How do you solve #-25x - 15\leq - 20x - 7#?

3 Answers
Jul 15, 2018

Work backwards, always doing the opposite combine like and watch the negative signs

Explanation:

The goal is to get x a lost number by itself on one side of the inequality. When something is lost it is best to work backwards from the last place it was known to be. x is an unknown so use the same principle.

Jul 15, 2018

#x >=-8/5#

Explanation:

Treat an inequality in the same way as an equation, unless you multiply or divide by a negative number, in which case the inequality sign changes around.
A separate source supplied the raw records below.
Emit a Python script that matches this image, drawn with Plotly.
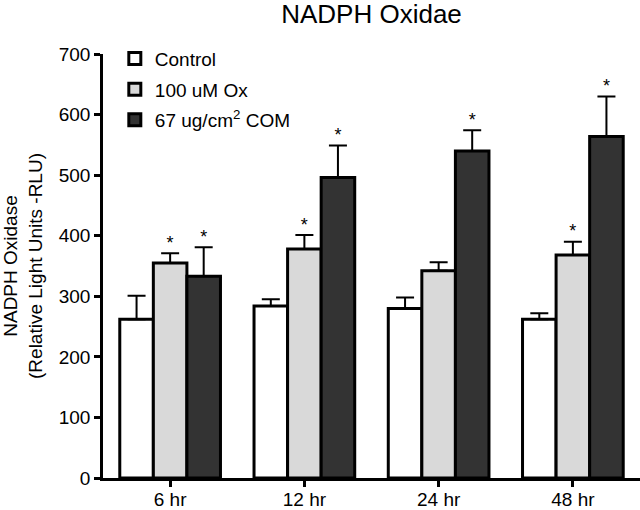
import plotly.graph_objects as go

categories = ["6 hr", "12 hr", "24 hr", "48 hr"]
series_names = ["Control", "100 uM Ox", "67 ug/cm<sup>2</sup> COM"]
control = [262, 284, 280, 262]
control_err = [39, 11, 18, 10]
ox = [355, 378, 342, 368]
ox_err = [16, 23, 14, 22]
com = [333, 496, 540, 564]
com_err = [48, 53, 34, 66]
ox_sig = [True, True, False, True]
com_sig = [True, True, True, True]
colors = ["#ffffff", "#d9d9d9", "#333333"]

FONT = "Liberation Sans, Arial, Helvetica, sans-serif"
xpos = list(range(len(categories)))
width = 0.25
offsets = [-0.375, -0.125, 0.125]

fig = go.Figure()
data = [(control, control_err, None), (ox, ox_err, ox_sig), (com, com_err, com_sig)]
for i, (vals, errs, sig) in enumerate(data):
    fig.add_trace(go.Bar(
        x=xpos, y=vals, width=width, offset=offsets[i],
        name=series_names[i], legendgroup="g%d" % i,
        marker=dict(color=colors[i], line=dict(color="black", width=3)),
        error_y=dict(type="data", symmetric=False, array=errs,
                     arrayminus=[0] * len(errs), color="black",
                     thickness=2, width=9),
    ))
    if sig is not None:
        sx = [x + offsets[i] + width / 2 for x, s in zip(xpos, sig) if s]
        sy = [v + e for v, e, s in zip(vals, errs, sig) if s]
        fig.add_trace(go.Scatter(
            x=sx, y=sy, mode="text", text=["*"] * len(sx),
            textposition="top center", showlegend=False,
            textfont=dict(size=18, color="black", family=FONT),
            hoverinfo="skip",
        ))

fig.update_layout(
    width=640, height=510,
    margin=dict(l=103, r=0, t=54, b=32, autoexpand=False),
    paper_bgcolor="white", plot_bgcolor="white",
    barmode="overlay",
    font=dict(family=FONT, size=19, color="black"),
    title=dict(text="NADPH Oxidae", x=0.5, xref="paper", y=0.972, yanchor="middle",
               font=dict(size=26, family=FONT, color="black")),
    showlegend=True,
    legend=dict(x=0.022, y=1.034, xanchor="left", yanchor="top",
                bgcolor="rgba(0,0,0,0)", font=dict(size=19, family=FONT),
                tracegroupgap=3, itemclick=False),
)
fig.update_xaxes(
    range=[-0.5, 3.5], tickvals=xpos, ticktext=categories,
    showline=True, linecolor="black", linewidth=2.5,
    ticks="outside", ticklen=6, tickwidth=2.5, tickcolor="black",
    ticklabelstandoff=-4,
    showgrid=False, zeroline=False, tickfont=dict(size=19),
)
fig.update_yaxes(
    range=[0, 700], dtick=100, tick0=0,
    showline=True, linecolor="black", linewidth=2.5,
    ticks="outside", ticklen=6, tickwidth=2.5, tickcolor="black",
    showgrid=False, zeroline=False, tickfont=dict(size=19),
    title=dict(text="NADPH Oxidase<br>(Relative Light Units -RLU)",
               font=dict(size=19), standoff=13),
)

fig.write_html("out.html",
               config={"displayModeBar": False},
               post_script="document.body.style.margin='0';document.body.style.overflow='hidden';")
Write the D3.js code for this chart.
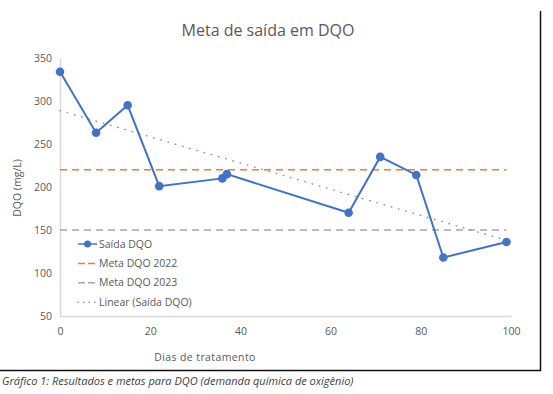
<!DOCTYPE html>
<html>
<head>
<meta charset="utf-8">
<script src="https://cdn.jsdelivr.net/npm/d3@7"></script>
<style>
  body { margin: 0; background: #fff; }
  svg { display: block; font-family: 'Open Sans', Lato, sans-serif; }
</style>
</head>
<body>
<div class="canvas"></div>
<script>
// data
const dias = [0, 8, 15, 22, 36, 37, 64, 71, 79, 85, 99];
const saida = [334, 263, 295, 201, 210, 215, 170, 235, 214, 118, 136];
const meta2022 = [220, 220];
const meta2023 = [150, 150];
const metaDias = [0, 99];
const xTicks = [0, 20, 40, 60, 80, 100];
const yTicks = [50, 100, 150, 200, 250, 300, 350];
const legendLabels = ['Saída DQO', 'Meta DQO 2022', 'Meta DQO 2023', 'Linear (Saída DQO)'];

const dims = { w: 553, h: 394 };
const plot = { left: 60, right: 511, top: 58, bottom: 316 };

const svg = d3.select('.canvas')
  .append('svg')
    .attr('width', dims.w)
    .attr('height', dims.h);

// scales
const x = d3.scaleLinear().domain([0, 100]).range([plot.left, plot.right]);
const y = d3.scaleLinear().domain([50, 350]).range([plot.bottom, plot.top]);

// frame (only right and bottom edges visible in the crop)
svg.append('path')
  .attr('d', `M540.5,11 V370.5 H0`)
  .attr('fill', 'none')
  .attr('stroke', '#111')
  .attr('stroke-width', 1.5);

// title
svg.append('text')
  .attr('x', 268).attr('y', 36)
  .attr('text-anchor', 'middle')
  .attr('font-size', 16)
  .attr('fill', '#595959')
  .text('Meta de saída em DQO');

// axes
const xAxis = d3.axisBottom(x).tickValues(xTicks).tickSize(0).tickPadding(12);
const yAxis = d3.axisLeft(y).tickValues(yTicks).tickSize(0).tickPadding(8);

const gx = svg.append('g')
  .attr('transform', `translate(0,${plot.bottom})`)
  .call(xAxis);
const gy = svg.append('g')
  .attr('transform', `translate(${plot.left},0)`)
  .call(yAxis);

[gx, gy].forEach(g => {
  g.select('.domain').attr('stroke', '#d9d9d9').attr('stroke-width', 1.5);
  g.selectAll('text')
    .attr('font-family', "'Open Sans', Lato, sans-serif")
    .attr('font-size', 10.5)
    .attr('fill', '#595959');
});

// axis titles
svg.append('text')
  .attr('x', 205).attr('y', 361)
  .attr('text-anchor', 'middle')
  .attr('font-size', 10.5)
  .attr('letter-spacing', 0.4)
  .attr('fill', '#595959')
  .text('Dias de tratamento');

svg.append('text')
  .attr('transform', 'translate(21,188) rotate(-90)')
  .attr('text-anchor', 'middle')
  .attr('font-size', 10.5)
  .attr('fill', '#595959')
  .text('DQO (mg/L)');

// linear trend (least squares on Saída DQO)
const mx = d3.mean(dias), my = d3.mean(saida);
const slope = d3.sum(dias, (d, i) => (d - mx) * (saida[i] - my)) / d3.sum(dias, d => (d - mx) ** 2);
const intercept = my - slope * mx;
const trend = metaDias.map(d => [d, intercept + slope * d]);

const line = d3.line().x(d => x(d[0])).y(d => y(d[1]));

const graph = svg.append('g');

graph.append('path')
  .attr('d', line(metaDias.map((d, i) => [d, meta2022[i]])))
  .attr('stroke', '#ED7D31').attr('stroke-width', 1.5)
  .attr('stroke-dasharray', '7,5').attr('fill', 'none');

graph.append('path')
  .attr('d', line(metaDias.map((d, i) => [d, meta2023[i]])))
  .attr('stroke', '#A5A5A5').attr('stroke-width', 1.5)
  .attr('stroke-dasharray', '7,5').attr('fill', 'none');

graph.append('path')
  .attr('d', line(trend))
  .attr('stroke', '#8c8c8c').attr('stroke-width', 1.4)
  .attr('stroke-linecap', 'round')
  .attr('stroke-dasharray', '0.5,7').attr('fill', 'none');

const pts = dias.map((d, i) => [d, saida[i]]);

graph.append('path')
  .attr('d', line(pts))
  .attr('stroke', '#4472C4').attr('stroke-width', 2)
  .attr('fill', 'none');

graph.selectAll('circle')
  .data(pts)
  .enter()
  .append('circle')
    .attr('cx', d => x(d[0]))
    .attr('cy', d => y(d[1]))
    .attr('r', 4.3)
    .attr('fill', '#4472C4');

// legend
const legend = svg.append('g').attr('transform', 'translate(78,244)');
const styles = [
  { stroke: '#4472C4', dash: null, marker: true },
  { stroke: '#ED7D31', dash: '7,3' },
  { stroke: '#A5A5A5', dash: '7,3' },
  { stroke: '#8c8c8c', dash: '0.5,5', cap: 'round' }
];

const items = legend.selectAll('g')
  .data(legendLabels)
  .enter()
  .append('g')
    .attr('transform', (d, i) => `translate(0,${i * 19.4})`);

items.append('line')
  .attr('x1', 0).attr('x2', 19)
  .attr('stroke', (d, i) => styles[i].stroke)
  .attr('stroke-width', (d, i) => i === 3 ? 1.3 : 1.5)
  .attr('stroke-linecap', (d, i) => styles[i].cap || 'butt')
  .attr('stroke-dasharray', (d, i) => styles[i].dash);

items.filter((d, i) => styles[i].marker)
  .append('circle')
    .attr('cx', 9.5).attr('r', 3.5)
    .attr('fill', '#4472C4');

items.append('text')
  .attr('x', 21).attr('dy', '0.35em')
  .attr('font-size', 10.5)
  .attr('fill', '#595959')
  .text(d => d);

// caption
svg.append('text')
  .attr('x', 2).attr('y', 385)
  .attr('font-size', 11)
  .attr('font-style', 'italic')
  .attr('fill', '#404040')
  .text('Gráfico 1: Resultados e metas para DQO (demanda química de oxigênio)');
</script>
</body>
</html>
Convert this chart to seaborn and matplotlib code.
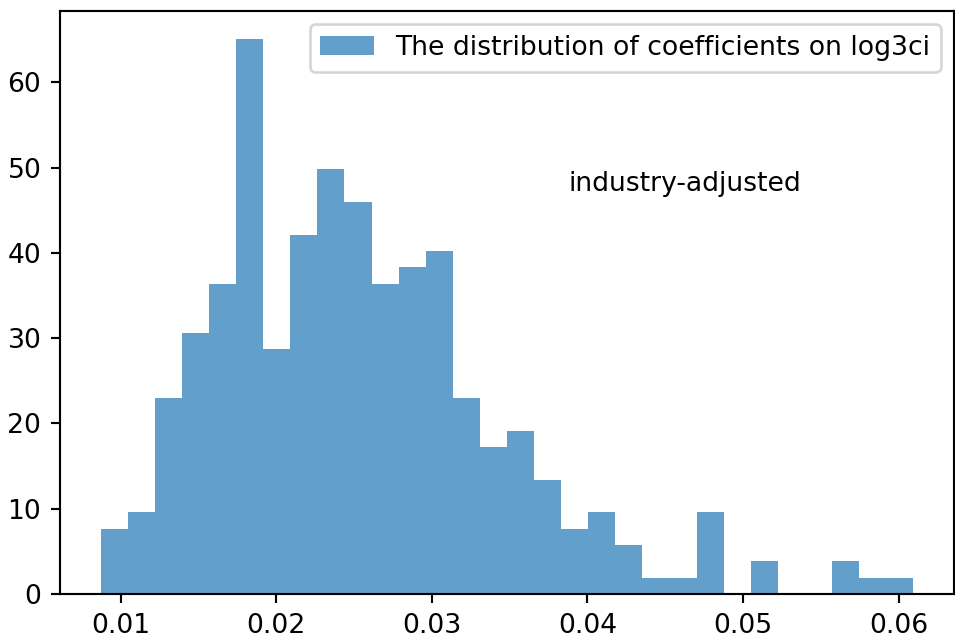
import numpy as np
import pandas as pd
import matplotlib
matplotlib.use("Agg")
import matplotlib.pyplot as plt
import seaborn as sns

# Histogram of estimated coefficients: 30 equal-width bins
bin_lo = 0.008715
bin_hi = 0.060944
n_bins = 30
counts = [4, 5, 12, 16, 19, 34, 15, 22, 26, 24, 19, 20, 21, 12, 9,
          10, 7, 4, 5, 3, 1, 1, 5, 0, 2, 0, 0, 2, 1, 1]
legend_label = "The distribution of coefficients on log3ci"
note_text = "industry-adjusted"

edges = np.linspace(bin_lo, bin_hi, n_bins + 1)
df = pd.DataFrame({"coef": (edges[:-1] + edges[1:]) / 2, "n": counts})

W, H, DPI = 955, 642, 192
fig = plt.figure(figsize=(W / DPI, H / DPI), dpi=DPI)
ax = fig.add_axes([60 / W, (H - 594) / H, (954 - 60) / W, (594 - 11) / H])

sns.histplot(data=df, x="coef", weights="n", bins=list(edges), stat="density",
             color="#1f77b4", alpha=0.7, linewidth=0, label=legend_label, ax=ax)

ax.set_xlabel("")
ax.set_ylabel("")
ax.set_xticks([0.01, 0.02, 0.03, 0.04, 0.05, 0.06])
ax.set_xticklabels(["0.01", "0.02", "0.03", "0.04", "0.05", "0.06"])
ax.legend(loc="upper right")
ax.text(0.0388, 47.3, note_text)

fig.savefig("out.png", dpi=DPI)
Therefore try to keep the #x# term positive to avoid the problem.

#-25x-15 <= -20x-7#

Add #25x# to both sides:

#cancel(-25x)-15cancel(+25x) <= -20x-7+25x#

Add #7# to both sides

#-15+7 <=5xcancel(-7)+cancel(7)#

#-8 <= 5x#

#(-8)/5 <=x#

#x >=-8/5#

Jul 15, 2018

#x>=-8/5#

Explanation:

For the most part, we can treat this like a linear equation. Let's add #20x# to both sides to get

#-5x-15<=-7#

Next, add #15# to both sides to isolate the #x# term:

#-5x<=8#

Lastly, we can divide both sides by #-5#. However, since we divided by a negative, we flip the direction of the inequality.

We now have

#x>=-8/5#

Hope this helps!